Everyday I read some columns in various newspapers and what I find intriguing is the same issue again and again, articulated by leading thinkers of our age. To be fair, thinkers are no more. Articulators and commentators are many around the spotlight. Nobody pays heed to the role of people in the dismal performance of our institutions. Institutional safeguard cannot be a singular method to enhance freedoms of our fellow citizens. Institutional pragmatism has its own limitations. It cannot change the nature of the governors and governed. People are the sole guardian of every valuable thing humankind has achieved with steady struggle. No institution is perfect, but it can be made perfecatble. For we need to avoid imitation games. We are too much obsessed with copying everything from others. The best way to check institutions across the board cannot be uniform everywhere. We need to work on human resources and devlopment. Better people are the solution for the better institutions and the vice-versa is not equally true. Election Commission, Judiciary, Lokpal, CVC, CBI, or Democracy as a whole for that matter; they'll perform in efficient way only when the crisis of non-availability of the principled-citizens is sorted out. We don't have any plan to enhance the efficiency of the public education and the health systems in this country. We are trying to top-dressing everything in the name of rule of law. And what it is; even the top lawyers of the country has no idea about the concept, though they may write voluminous books on the subject. Rule of law becomes a rhetoric; depicts nothing but political aesthetics of the great men. In fact rule of law in practice is something else; somewhere the praxis of practice doesn't fit to any standard narrative. 

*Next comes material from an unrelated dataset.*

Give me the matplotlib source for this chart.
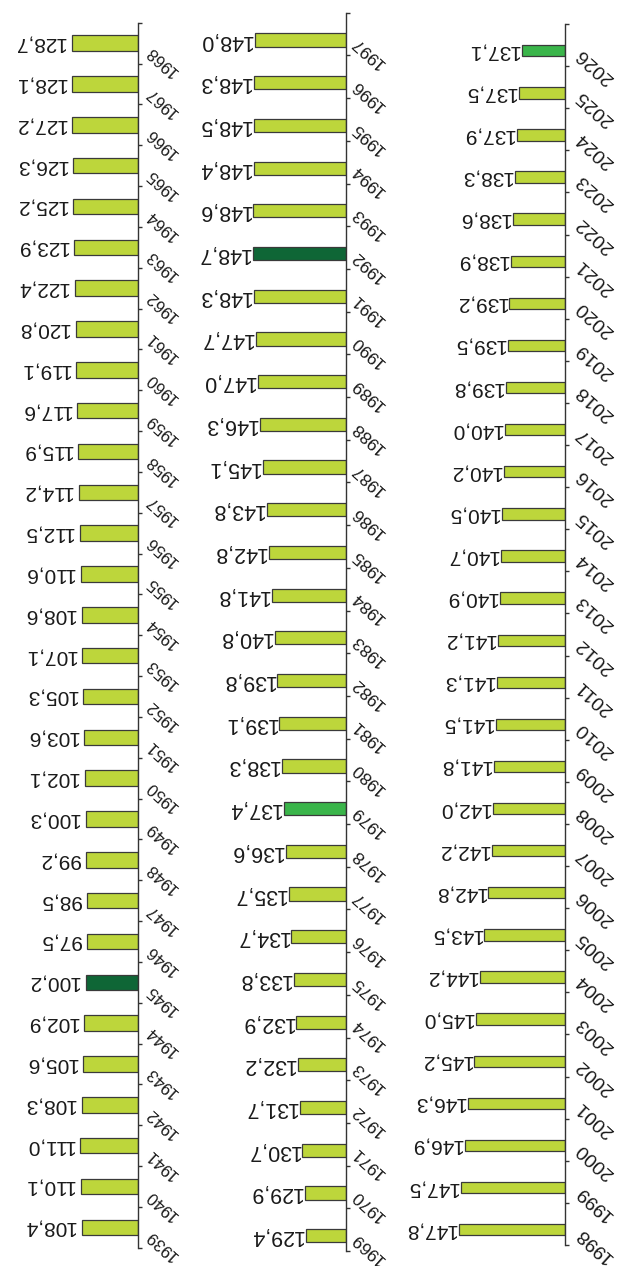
import numpy as np
import matplotlib
matplotlib.use("Agg")
import matplotlib.pyplot as plt

plt.rcParams['font.family'] = ['Liberation Sans', 'DejaVu Sans']

# ---------------- data ----------------
years_a = list(range(1939, 1969))
values_a = [108.4, 110.1, 111.0, 108.3, 105.6, 102.9, 100.2, 97.5, 98.5, 99.2,
            100.3, 102.1, 103.6, 105.3, 107.1, 108.6, 110.6, 112.5, 114.2, 115.9,
            117.6, 119.1, 120.8, 122.4, 123.9, 125.2, 126.3, 127.2, 128.1, 128.7]

years_b = list(range(1969, 1998))
values_b = [129.4, 129.9, 130.7, 131.7, 132.2, 132.9, 133.8, 134.7, 135.7, 136.6,
            137.4, 138.3, 139.1, 139.8, 140.8, 141.8, 142.8, 143.8, 145.1, 146.3,
            147.0, 147.7, 148.3, 148.7, 148.6, 148.4, 148.5, 148.3, 148.0]

years_c = list(range(1998, 2027))
values_c = [147.8, 147.5, 146.9, 146.3, 145.2, 145.0, 144.2, 143.5, 142.8, 142.2,
            142.0, 141.8, 141.5, 141.3, 141.2, 140.9, 140.7, 140.5, 140.2, 140.0,
            139.8, 139.5, 139.2, 138.9, 138.6, 138.3, 137.9, 137.5, 137.1]

dark_years = [1945, 1992]
mid_years = [1979, 2026]

# ---------------- styles ----------------
W, H = 621, 1266
C_LIGHT = '#BDD63B'
C_DARK = '#0F6636'
C_MID = '#3AB54A'
EDGE = '#3a3a3a'
TXT = '#1a1a1a'

fig = plt.figure(figsize=(W / 100, H / 100), dpi=100)
fig.patch.set_facecolor('white')

cols = [
    (years_a, values_a, dict(left=0, spine=138, top=22.7, bottom=1247.7, base=-6.6, scale=0.49,
                             hfrac=0.38, shift=0.0, gap=6, vfs=15, yfs=12, ydx=5)),
    (years_b, values_b, dict(left=150, spine=346, top=12.7, bottom=1251, base=114.8, scale=2.74,
                             hfrac=0.31, shift=0.14, gap=2.5, vfs=15.5, yfs=12.5, ydx=3)),
    (years_c, values_c, dict(left=370, spine=564.7, top=24, bottom=1245, base=129.7, scale=5.82,
                             hfrac=0.27, shift=0.135, gap=2.5, vfs=15, yfs=14, ydx=8)),
]

for years, values, st in cols:
    n = len(years)
    wpx = st['spine'] - st['left']
    hpx = st['bottom'] - st['top']
    ax = fig.add_axes([st['left'] / W, 1 - st['bottom'] / H, wpx / W, hpx / H])
    ax.set_facecolor('none')
    xmax = st['base'] + wpx / st['scale']
    ax.set_xlim(xmax, st['base'])
    ax.set_ylim(0, n)

    vals = np.array(values)
    idx = np.arange(n)
    centers = idx + 0.5 - st['shift']
    colors = [C_DARK if y in dark_years else (C_MID if y in mid_years else C_LIGHT) for y in years]
    ax.barh(centers, vals - st['base'], left=st['base'], height=st['hfrac'],
            color=colors, edgecolor=EDGE, linewidth=0.9, zorder=2)

    for s in ['top', 'left', 'bottom']:
        ax.spines[s].set_visible(False)
    ax.spines['right'].set_color('#333333')
    ax.spines['right'].set_linewidth(1.0)
    ax.set_xticks([])
    ax.yaxis.tick_right()
    ax.set_yticks(np.arange(n + 1))
    ax.tick_params(axis='y', direction='out', length=3, width=1.0, color='#333333',
                   labelright=False, labelleft=False)

    for i, (y, v) in enumerate(zip(years, vals)):
        ax.annotate(f"{v:.1f}".replace('.', ','), xy=(v, centers[i]),
                    xytext=(-st['gap'] * 0.72, 0), textcoords='offset points',
                    rotation=180, ha='right', va='center', fontsize=st['vfs'],
                    color=TXT, annotation_clip=False)
        ax.annotate(str(y), xy=(st['base'], i + 0.5),
                    xytext=(st['ydx'] * 0.72, 0), textcoords='offset points',
                    rotation=138, ha='left', va='top', fontsize=st['yfs'],
                    color=TXT, annotation_clip=False)

fig.savefig('out.png', dpi=100, facecolor='white')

Institutions, to my mind, cannot be a bulwark for freedom and democracy, only people can be; for that we need to question, if at all we are working for the meaningful education, or maintaining the British attitude to create a millions machines for better and efficient profitability. Human cannot be a commodity, a machine. Human is the goal in itself. Unfortunately, everyday we are quibling for utopian building-blocks. But, our far-sightendness is lost the moment pauperization of our imagination becomes too visible to cover up. Freedom is our choice. We have to decide either to invest in institutions or in people for whom we are creating these institutions. If latter issue is resolved the former won't exist!